La question de la transition digitale est complexe à tous points de vue. Nos modes de production, nos modes de gestion, les modes de commercialisation de nos produits, et partant notre insertion dans l’économie mondiale sont tributaires de l’appropriation des enjeux du numérique dans nos sociétés. Dans ce contexte, tout pays qui ratera sa transition numérique se condamnera à demeurer à l’écart du processus de mondialisation. La mondialisation de l’économie, que nous connaissons depuis trente ans, prend à présent le visage du numérique. Préparer le pays à affronter cette transition digitale, c’est un enjeu capital de survie et de préservation de nos chances de développement.

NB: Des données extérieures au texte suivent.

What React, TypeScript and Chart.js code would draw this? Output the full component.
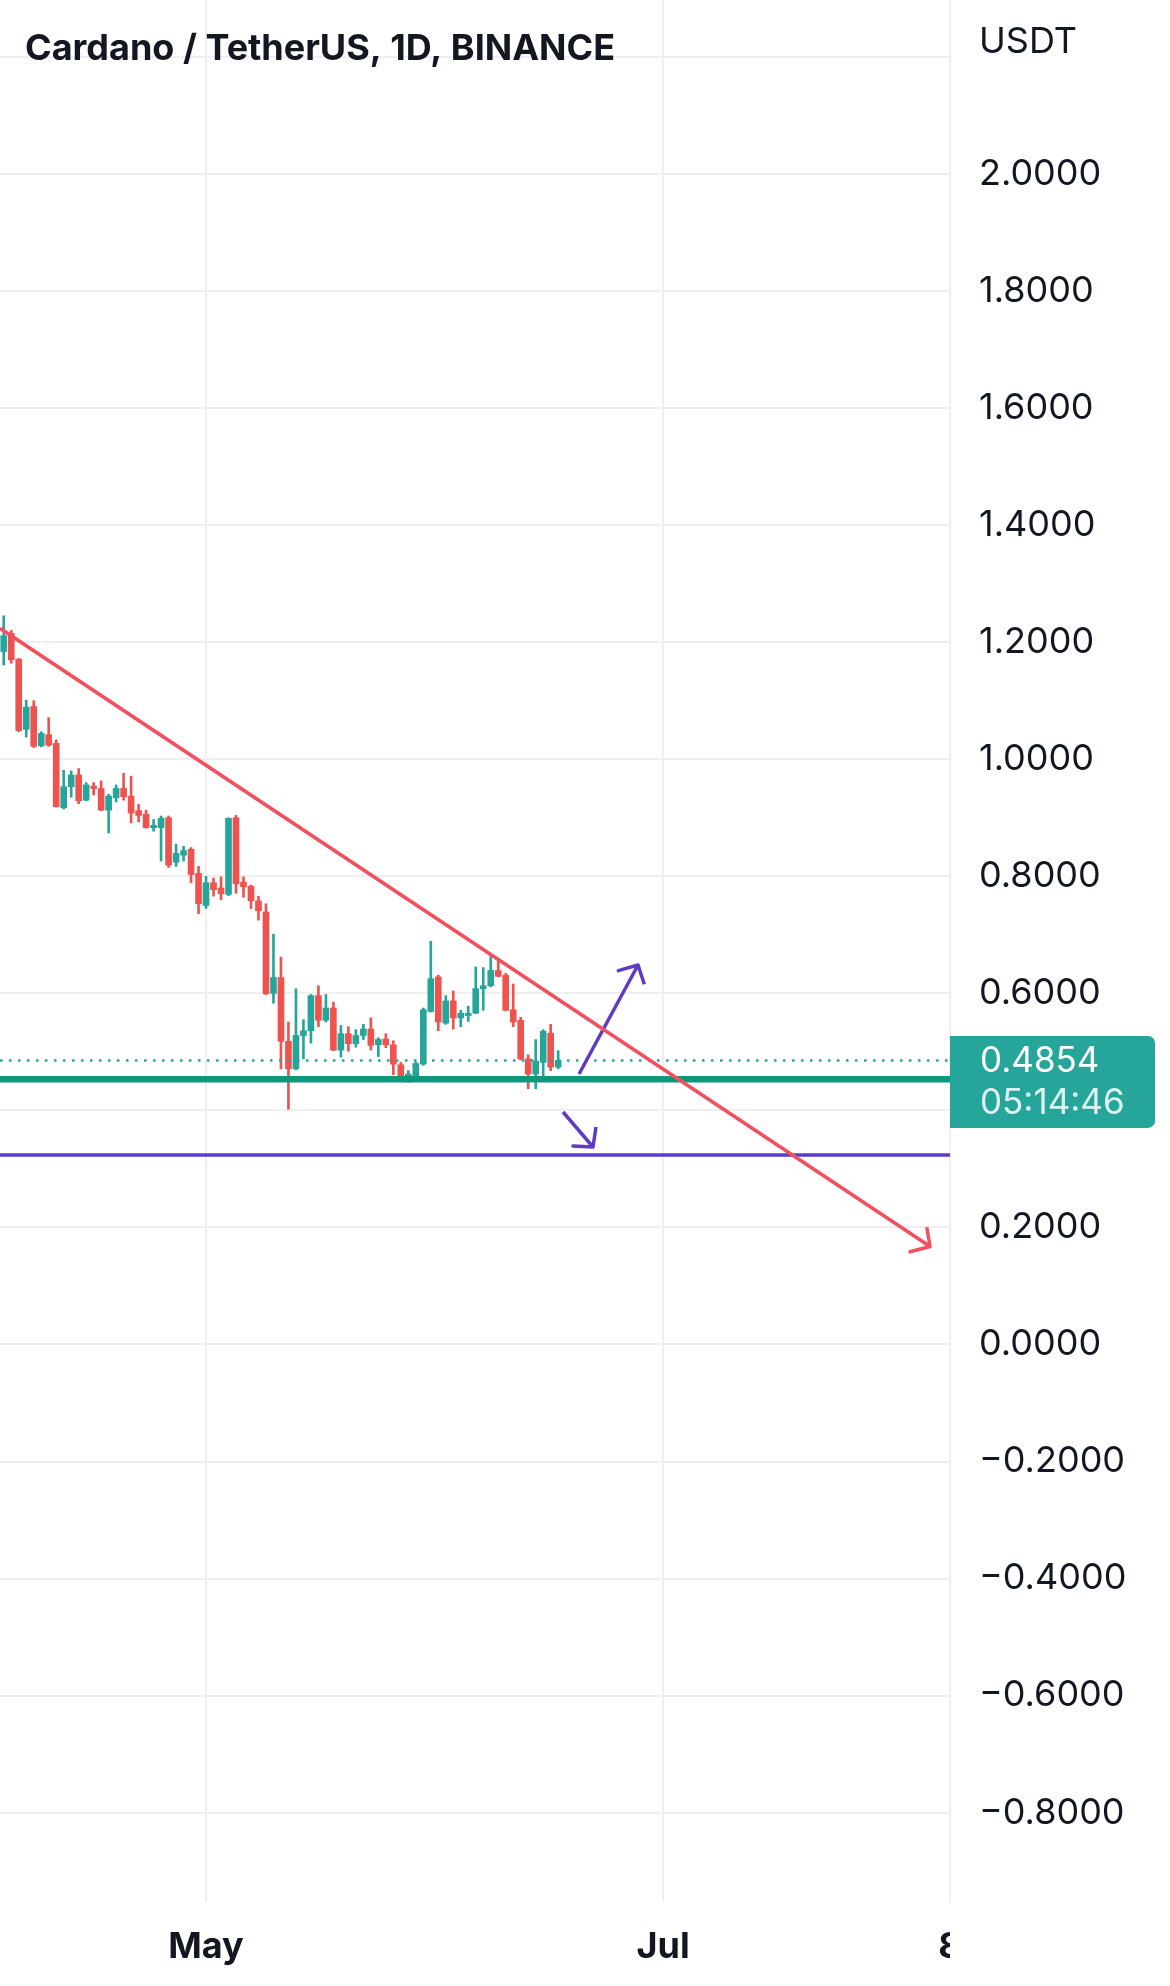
import React, { useEffect, useRef } from 'react';
import { Chart, registerables } from 'chart.js';

Chart.register(...registerables);

// ---------- DATA ----------
const dates = [
  '2022-04-04','2022-04-05','2022-04-06','2022-04-07','2022-04-08','2022-04-09','2022-04-10',
  '2022-04-11','2022-04-12','2022-04-13','2022-04-14','2022-04-15','2022-04-16','2022-04-17',
  '2022-04-18','2022-04-19','2022-04-20','2022-04-21','2022-04-22','2022-04-23','2022-04-24',
  '2022-04-25','2022-04-26','2022-04-27','2022-04-28','2022-04-29','2022-04-30',
  '2022-05-01','2022-05-02','2022-05-03','2022-05-04','2022-05-05','2022-05-06','2022-05-07',
  '2022-05-08','2022-05-09','2022-05-10','2022-05-11','2022-05-12','2022-05-13','2022-05-14',
  '2022-05-15','2022-05-16','2022-05-17','2022-05-18','2022-05-19','2022-05-20','2022-05-21',
  '2022-05-22','2022-05-23','2022-05-24','2022-05-25','2022-05-26','2022-05-27','2022-05-28',
  '2022-05-29','2022-05-30','2022-05-31',
  '2022-06-01','2022-06-02','2022-06-03','2022-06-04','2022-06-05','2022-06-06','2022-06-07',
  '2022-06-08','2022-06-09','2022-06-10','2022-06-11','2022-06-12','2022-06-13','2022-06-14',
  '2022-06-15','2022-06-16','2022-06-17',
];

const opens = [
  1.184, 1.215, 1.171, 1.051, 1.090, 1.023, 1.042, 1.027, 0.917, 0.953,
  0.973, 0.930, 0.954, 0.950, 0.913, 0.934, 0.950, 0.937, 0.912, 0.906,
  0.883, 0.883, 0.900, 0.824, 0.836, 0.846, 0.805, 0.750, 0.789, 0.780,
  0.769, 0.900, 0.790, 0.783, 0.758, 0.739, 0.600, 0.627, 0.518, 0.471,
  0.528, 0.536, 0.596, 0.554, 0.575, 0.503, 0.531, 0.514, 0.528, 0.539,
  0.512, 0.522, 0.512, 0.478, 0.457, 0.458, 0.479, 0.569, 0.628, 0.549,
  0.587, 0.558, 0.562, 0.566, 0.608, 0.613, 0.639, 0.631, 0.572, 0.554,
  0.488, 0.462, 0.482, 0.532, 0.474,
];
const highs = [
  1.245, 1.220, 1.172, 1.101, 1.100, 1.047, 1.071, 1.033, 0.981, 0.980,
  0.984, 0.960, 0.960, 0.963, 0.940, 0.956, 0.976, 0.971, 0.923, 0.913,
  0.897, 0.903, 0.903, 0.855, 0.851, 0.849, 0.817, 0.800, 0.797, 0.799,
  0.900, 0.904, 0.799, 0.785, 0.766, 0.753, 0.701, 0.662, 0.551, 0.608,
  0.555, 0.598, 0.613, 0.598, 0.585, 0.545, 0.543, 0.538, 0.547, 0.558,
  0.524, 0.531, 0.519, 0.482, 0.468, 0.483, 0.575, 0.689, 0.631, 0.596,
  0.604, 0.571, 0.578, 0.645, 0.644, 0.667, 0.657, 0.634, 0.616, 0.559,
  0.495, 0.521, 0.538, 0.547, 0.502,
];
const lows = [
  1.161, 1.164, 1.047, 1.038, 1.020, 1.021, 1.022, 0.918, 0.915, 0.935,
  0.924, 0.929, 0.939, 0.912, 0.874, 0.927, 0.930, 0.891, 0.893, 0.882,
  0.877, 0.826, 0.815, 0.817, 0.826, 0.789, 0.736, 0.745, 0.766, 0.760,
  0.767, 0.771, 0.764, 0.745, 0.725, 0.598, 0.583, 0.471, 0.402, 0.469,
  0.488, 0.515, 0.543, 0.551, 0.502, 0.491, 0.501, 0.508, 0.521, 0.503,
  0.492, 0.507, 0.461, 0.454, 0.448, 0.457, 0.477, 0.568, 0.536, 0.547,
  0.539, 0.543, 0.552, 0.565, 0.571, 0.611, 0.628, 0.570, 0.543, 0.486,
  0.437, 0.437, 0.456, 0.468, 0.471,
];
const closes = [
  1.211, 1.170, 1.049, 1.089, 1.022, 1.044, 1.024, 0.919, 0.953, 0.973,
  0.929, 0.956, 0.950, 0.913, 0.937, 0.950, 0.936, 0.908, 0.904, 0.883,
  0.887, 0.899, 0.819, 0.839, 0.844, 0.803, 0.753, 0.789, 0.777, 0.770,
  0.899, 0.787, 0.782, 0.758, 0.741, 0.599, 0.627, 0.518, 0.471, 0.528,
  0.536, 0.596, 0.554, 0.575, 0.503, 0.531, 0.514, 0.528, 0.539, 0.511,
  0.521, 0.512, 0.479, 0.457, 0.462, 0.480, 0.572, 0.625, 0.551, 0.587,
  0.558, 0.566, 0.566, 0.608, 0.613, 0.639, 0.629, 0.571, 0.551, 0.488,
  0.462, 0.484, 0.535, 0.474, 0.4854,
];

// x positions are days counted from 1 May 2022
const xRange = [-27.5, 99.3];
const xTickDays = [0, 61, 99.3];
const xTickLabels = ['May', 'Jul', '8'];

const yRange = [-0.9526, 2.2972];
const yTickValues = [-0.8, -0.6, -0.4, -0.2, 0.0, 0.2, 0.4, 0.6, 0.8, 1.0, 1.2, 1.4, 1.6, 1.8, 2.0, 2.2];
const yTickLabels = ['−0.8000', '−0.6000', '−0.4000', '−0.2000', '0.0000', '0.2000', '', '0.6000', '0.8000', '1.0000', '1.2000', '1.4000', '1.6000', '1.8000', '2.0000', ''];

const titleText = 'Cardano / TetherUS, 1D, BINANCE';
const currencyText = 'USDT';
const lastPrice = 0.4854;
const lastPriceText = '0.4854';
const countdownText = '05:14:46';

const supportLevel = 0.453;
const targetLevel = 0.3238;

const trendDays = [-27.5, 96.64, 93.97, 96.64, 96.2];
const trendPrices = [1.2237, 0.1674, 0.1585, 0.1674, 0.2002];
const upArrowDays = [49.79, 57.66, 55.03, 57.66, 58.5];
const upArrowPrices = [0.4622, 0.6484, 0.6387, 0.6484, 0.6154];
const downArrowDays = [47.65, 51.65, 48.98, 51.65, 52.05];
const downArrowPrices = [0.3972, 0.3374, 0.3391, 0.3374, 0.3716];

// ---------- STYLE ----------
const FONT = 'Inter, "Noto Sans", sans-serif';
const TEXT = '#131722';
const UP = '#26a69a';
const DOWN = '#ef5350';
const GRID = '#efefef';
const TREND = '#f2505f';
const PURPLE = '#5e3bc4';
const SUPPORT = '#0f977c';
const BOX = '#26a69a';

function dayOffset(s: string): number {
  const [y, m, d] = s.split('-').map(Number);
  return (Date.UTC(y, m - 1, d) - Date.UTC(2022, 4, 1)) / 86400000;
}

function pts(xs: number[], ys: number[]) {
  return xs.map((x, i) => ({ x, y: ys[i] }));
}

export default function App() {
  const ref = useRef<HTMLCanvasElement>(null);

  useEffect(() => {
    document.body.style.margin = '0';
    const canvas = ref.current;
    if (!canvas) return;

    const xs = dates.map(dayOffset);
    const colors = closes.map((c, i) => (c >= opens[i] ? UP : DOWN));
    const wickData = xs.map((x, i) => ({ x, y: [lows[i], highs[i]] }));
    const bodyData = xs.map((x, i) => ({ x, y: [opens[i], closes[i]] }));

    const lineBase = {
      type: 'line' as const,
      pointRadius: 0,
      pointHoverRadius: 0,
      fill: false,
      tension: 0,
      borderJoinStyle: 'round' as const,
      borderCapStyle: 'butt' as const,
      order: 0,
    };

    const overlay = {
      id: 'overlay',
      afterDraw(chart: any) {
        const ctx = chart.ctx as CanvasRenderingContext2D;
        const xScale = chart.scales.x;
        const yScale = chart.scales.y;
        const area = chart.chartArea;
        ctx.save();

        // x labels, clipped at the price axis
        ctx.save();
        ctx.beginPath();
        ctx.rect(0, area.bottom, area.right, chart.height - area.bottom);
        ctx.clip();
        ctx.fillStyle = TEXT;
        ctx.font = `bold 36px ${FONT}`;
        ctx.textAlign = 'center';
        ctx.textBaseline = 'middle';
        xTickDays.forEach((d, i) => {
          ctx.fillText(xTickLabels[i], xScale.getPixelForValue(d), 1947);
        });
        ctx.restore();

        // title
        ctx.fillStyle = TEXT;
        ctx.font = `bold 36px ${FONT}`;
        ctx.textAlign = 'left';
        ctx.textBaseline = 'middle';
        ctx.fillText(titleText, 25, 49);

        // currency
        ctx.font = `36px ${FONT}`;
        ctx.fillText(currencyText, area.right + 29, 42);

        // last price box
        const py = yScale.getPixelForValue(lastPrice);
        const bx = area.right;
        const by = py - 24.5;
        const bw = 1155 - area.right;
        const bh = 92;
        ctx.fillStyle = BOX;
        ctx.beginPath();
        (ctx as any).roundRect(bx, by, bw, bh, [0, 7, 7, 0]);
        ctx.fill();
        ctx.fillStyle = '#ffffff';
        ctx.font = `35px ${FONT}`;
        ctx.textBaseline = 'middle';
        ctx.fillText(lastPriceText, area.right + 30, py + 1);
        ctx.fillStyle = 'rgba(255,255,255,0.85)';
        ctx.fillText(countdownText, area.right + 30, py + 43);
        ctx.restore();
      },
    };

    const chart = new Chart(canvas, {
      type: 'line',
      data: {
        datasets: [
          { ...lineBase, label: 'trend', data: pts(trendDays, trendPrices), borderColor: TREND, borderWidth: 3.5 },
          { ...lineBase, label: 'up', data: pts(upArrowDays, upArrowPrices), borderColor: PURPLE, borderWidth: 3.5 },
          { ...lineBase, label: 'down', data: pts(downArrowDays, downArrowPrices), borderColor: PURPLE, borderWidth: 3.5 },
          { ...lineBase, label: 'target', data: pts(xRange, [targetLevel, targetLevel]), borderColor: PURPLE, borderWidth: 3.5 },
          { ...lineBase, label: 'support', data: pts(xRange, [supportLevel, supportLevel]), borderColor: SUPPORT, borderWidth: 6.5, order: 1 },
          { ...lineBase, label: 'last', data: pts(xRange, [lastPrice, lastPrice]), borderColor: UP, borderWidth: 2.5, borderDash: [2.5, 6.5], order: 1 },
          { type: 'bar', label: 'wicks', data: wickData as any, backgroundColor: colors, barThickness: 2, grouped: false, borderWidth: 0, order: 3 } as any,
          { type: 'bar', label: 'bodies', data: bodyData as any, backgroundColor: colors, barThickness: 6, grouped: false, borderWidth: 0, order: 2 } as any,
        ],
      },
      options: {
        responsive: false,
        animation: false,
        events: [],
        layout: { padding: 0, autoPadding: false },
        plugins: { legend: { display: false }, tooltip: { enabled: false }, title: { display: false } },
        scales: {
          x: {
            type: 'linear',
            position: 'bottom',
            min: xRange[0],
            max: xRange[1],
            offset: false,
            grid: { color: GRID, lineWidth: 2, drawTicks: false, offset: false },
            border: { display: false },
            ticks: { display: false },
            afterBuildTicks: (s: any) => { s.ticks = xTickDays.map((v) => ({ value: v })); },
            afterFit: (s: any) => {
              s.height = 84;
              s.paddingLeft = 0; s.paddingRight = 0; s.paddingTop = 0; s.paddingBottom = 0;
            },
          },
          y: {
            type: 'linear',
            position: 'right',
            min: yRange[0],
            max: yRange[1],
            grid: { color: GRID, lineWidth: 2, drawTicks: false },
            border: { display: true, color: GRID, width: 2 },
            ticks: {
              padding: 29,
              color: TEXT,
              font: { family: FONT, size: 36 },
              autoSkip: false,
              callback: (v: any) => {
                const idx = yTickValues.findIndex((t) => Math.abs(t - Number(v)) < 1e-6);
                return idx >= 0 ? yTickLabels[idx] : '';
              },
            },
            afterBuildTicks: (s: any) => { s.ticks = yTickValues.map((v) => ({ value: v })); },
            afterFit: (s: any) => {
              s.width = 220;
              s.paddingLeft = 0; s.paddingRight = 0; s.paddingTop = 0; s.paddingBottom = 0;
            },
          },
        },
      } as any,
      plugins: [overlay],
    });

    return () => chart.destroy();
  }, []);

  return (
    <div style={{ width: 1170, height: 1986, background: '#ffffff' }}>
      <canvas ref={ref} width={1170} height={1986} style={{ display: 'block' }} />
    </div>
  );
}
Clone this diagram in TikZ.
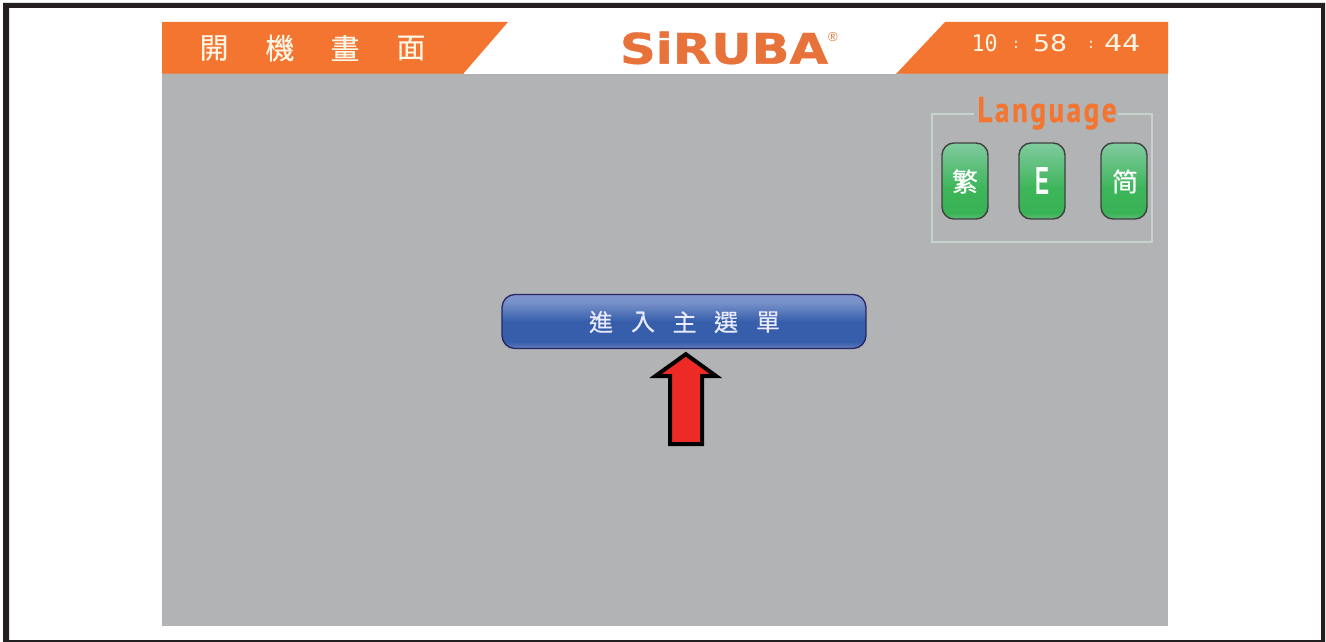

Si nous créons aujourd’hui cette école de management, centrée sur le digital, c’est précisément pour préparer notre pays à cette transition en formant les jeunes qui vont lui permettre de réussir cette transformation numérique. Aussi, nous avons l’obligation à l’ESB d’insérer nos étudiants dans ce contexte de mondialisation dans lequel la maitrise du numérique est la condition sine qua non de l’entrepreneuriat dans le monde de demain.

Entretien accompli par Mohamed Ali Elhaou

Qui est Mohamed Jaoua ?
Mohamed Jaoua est Docteur ès-sciences mathématiques de l’Université Pierre et Marie Curie. Il a été chercheur à l’INRIA et à l’Ecole Polytechnique (Palaiseau) de 1975 à 1983, avant de rejoindre l’ENIT en qualité de maître de conférences puis de professeur. Il a contribué à la réforme des études d’ingénieur dans les années 90, fondant et dirigeant le pôle d’excellence composé de l’IPEST et de l’Ecole Polytechnique de Tunisie. De retour à l’ENIT en 1995, il y fonde le LAMSIN, principal laboratoire tunisien de recherche en mathématiques appliquées, au sein duquel est abritée de 2003 à 2008 la Chaire UNESCO « Mathématiques et développement » dont il était le titulaire. Il rejoint ensuite l’Université Nice Sophia Antipolis pour contribuer à la création de son école d’ingénieurs Polytech’Nice-Sophia. Il en est détaché en 2010 auprès de l’Université française d’Egypte, dont il assure la vice-présidence de 2012 à 2015. Retour au bercail en 2015, au sein d’Esprit, dont il est l’un des trois fondateurs, et où il met sur pied Esprit School of Business dont il est le directeur général. ESB offre depuis la rentrée 2016 des formations croisant les compétences managériales et numériques en vue de permettre à notre pays et à ses entreprises de relever avec succès les défis de la transition digitale.